Wie sieht es nun in Japan mit den dort installierten Systemen aus, wie viele sind es, welche Hersteller sind vertreten und in welchen Bereichen werden sie genutzt? In Japan sind zwischen 140 und 150 Supercomputer in Betrieb, gegenüber 26 Rechnern im Gebiet der "alten" Bundesrepublik. Den überwiegenden feil stellt Fujitsu mit etwa 70 Rechnern, Hitachi folgt mit rund 30 S810/820-Systemen auf Platz zwei. Daran schließt sich Cray mit mehr als 23 Supercomputern an, auch NEC soll mindestens diese Zahl nach einer älteren Kundenliste ausgeliefert haben. Schließlich müssen noch die beiden ETA-Rechner erwähnt werden.

In Japan hat sich die Industrie erheblich stärker dieser neuen Technologie zugewandt, dort scheint Supercomputing für die Großunternehmen schon ein Alltagswerkzeug geworden zu sein. Nach einer Aufstellung der US-Fachzeitschrift "Datamation" werden 50 Prozent der Rechner im Hochschul- und Großforschungsbereich eingesetzt, ein Drittel im Elektronikbereich und bei informationstechnologischen Dienstleistungsunternehmen und 23 Prozent in der Schwer- und Automobilindustrie. Die chemische Industrie in Japan verfügt über acht Rechner, das sind etwa 6 Prozent. Sogar im Finanzwesen werden drei Supercomputer genutzt.

Überträgt man diese Aufteilung auf Deutschland, so gehören 66 Prozent der Rechner in den Hochschul-Großforschungs-Behördenbereich sowie 20 Prozent in den Automobil und Dienstleistungsbereich (die beiden Debis Systemhaus Supercomputer). Acht Prozent der Supercomputer nutzen Elektronik und Rechnerhersteller (die Rechner bei Siemens beziehungsweise Siemens-Nixdorf) und jeweils vier Prozent der Rechner kommen in der Exploration (Prakla-Seismos) und Gummiindustrie (Continental) zum Einsatz. Hier gibt es sicher noch einiges nachzuholen, insbesondere im industriellen Bereich.

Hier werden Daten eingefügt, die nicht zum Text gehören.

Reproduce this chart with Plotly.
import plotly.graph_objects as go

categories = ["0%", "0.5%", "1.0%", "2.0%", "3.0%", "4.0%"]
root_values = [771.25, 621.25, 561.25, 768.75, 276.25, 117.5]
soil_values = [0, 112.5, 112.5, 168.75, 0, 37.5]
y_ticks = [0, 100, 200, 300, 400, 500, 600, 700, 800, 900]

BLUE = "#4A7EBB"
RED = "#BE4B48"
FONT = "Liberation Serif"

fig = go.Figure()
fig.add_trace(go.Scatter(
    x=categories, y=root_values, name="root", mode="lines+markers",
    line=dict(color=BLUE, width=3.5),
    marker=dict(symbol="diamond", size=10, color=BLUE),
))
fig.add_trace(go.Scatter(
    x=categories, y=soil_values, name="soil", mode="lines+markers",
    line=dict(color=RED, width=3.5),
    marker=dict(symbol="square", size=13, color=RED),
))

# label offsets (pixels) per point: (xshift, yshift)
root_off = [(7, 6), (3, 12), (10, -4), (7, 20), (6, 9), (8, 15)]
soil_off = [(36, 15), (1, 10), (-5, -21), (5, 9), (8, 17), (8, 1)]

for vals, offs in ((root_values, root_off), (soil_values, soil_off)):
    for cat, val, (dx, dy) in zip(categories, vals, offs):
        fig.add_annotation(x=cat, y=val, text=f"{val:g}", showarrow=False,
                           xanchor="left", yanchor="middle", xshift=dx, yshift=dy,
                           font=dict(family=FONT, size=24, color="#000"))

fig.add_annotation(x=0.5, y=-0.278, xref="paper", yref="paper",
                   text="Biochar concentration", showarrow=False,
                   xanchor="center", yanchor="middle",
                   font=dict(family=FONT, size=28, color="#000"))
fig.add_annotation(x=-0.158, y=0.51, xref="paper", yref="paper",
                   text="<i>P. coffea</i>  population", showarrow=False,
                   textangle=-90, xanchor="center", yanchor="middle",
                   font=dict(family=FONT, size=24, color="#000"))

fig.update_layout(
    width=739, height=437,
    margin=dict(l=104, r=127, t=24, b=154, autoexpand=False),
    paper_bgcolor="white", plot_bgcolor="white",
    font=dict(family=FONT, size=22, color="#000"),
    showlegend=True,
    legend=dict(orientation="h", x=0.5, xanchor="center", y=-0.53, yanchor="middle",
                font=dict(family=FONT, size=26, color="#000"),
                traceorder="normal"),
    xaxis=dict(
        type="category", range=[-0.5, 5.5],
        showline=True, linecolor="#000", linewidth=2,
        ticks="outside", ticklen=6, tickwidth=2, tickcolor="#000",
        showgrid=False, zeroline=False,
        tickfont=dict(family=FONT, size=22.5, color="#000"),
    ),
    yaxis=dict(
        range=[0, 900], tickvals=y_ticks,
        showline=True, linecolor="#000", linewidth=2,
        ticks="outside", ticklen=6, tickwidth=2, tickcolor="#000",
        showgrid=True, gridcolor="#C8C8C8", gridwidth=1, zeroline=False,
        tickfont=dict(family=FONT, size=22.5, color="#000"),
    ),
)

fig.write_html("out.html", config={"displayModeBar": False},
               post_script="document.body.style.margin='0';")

Sieht man sich nun einmal genauer die Verteilung der Rechnertypen bei Fujitsu an (Stand etwa vor einem Jahr), so waren

derzeit schon mehr als fünf VP2000 bestellt, fünf Rechner der VP 400-Klasse, etwa zwölf Rechner der VP200-Klasse, sechs Rechner der VP100-Klasse, 23 Systeme der VP50-Klasse und 21 Rechner der VP30-Klasse. In den Zahlen sind beide Rechnergenerationen enthalten, und zwar die VP- und die VP/EX-Serie.

Eine ähnliche Verteilung ist bei NEC zu erkennen, auch hier viele kleinere Vektorrechner der SX-1-, SX-1E-, SX-1EA-Serie. Die japanische Industrie steigt wohl gerne erst einmal kleiner und preiswerter in die numerische Simulation ein, um dann aufzurüsten. So sind von den VP50-Rechnern nur zwei in Europa verkauft worden, wovon nur noch einer in Betrieb ist. Die VP-30-Systeme wurden hier gar nicht verkauft, obwohl ja die Skalareinheit vergleichbar einer IBM 3090 und der Vektorprozessor in der Spitze genauso leistungsfähig wie der IBM-Vektorzusatz ist.

Was weiterhin auffällt ist, daß die Rechner ziemlich lange betrieben werden. So war Anfang letzten Jahres der VP200 an der Universität Nagoya seit 1983 in Betrieb, ähnliches gilt auch für Industrieunternehmen. Wenn man sich in Deutschland die Tabelle der Supercomputer ansieht, so haben manche Rechenzentren schon die dritte Generation in Betrieb, wie DLR Cray 1, Cray X/MP und Cray Y/MP. Die Universität Karlsruhe arbeitet mit Cyber 205, VP400 EX und S 400. Debis Systemhaus mit Cray-X/MP und Cray-Y/MP.

Im Gegensatz zu Japan hat sich das Supercomputing in Deutschland noch nicht auf breiter Front und vor allem noch nicht im industriellen Bereich durchgesetzt. Werden hier die Möglichkeiten der numerischen Simulation noch unterschätzt?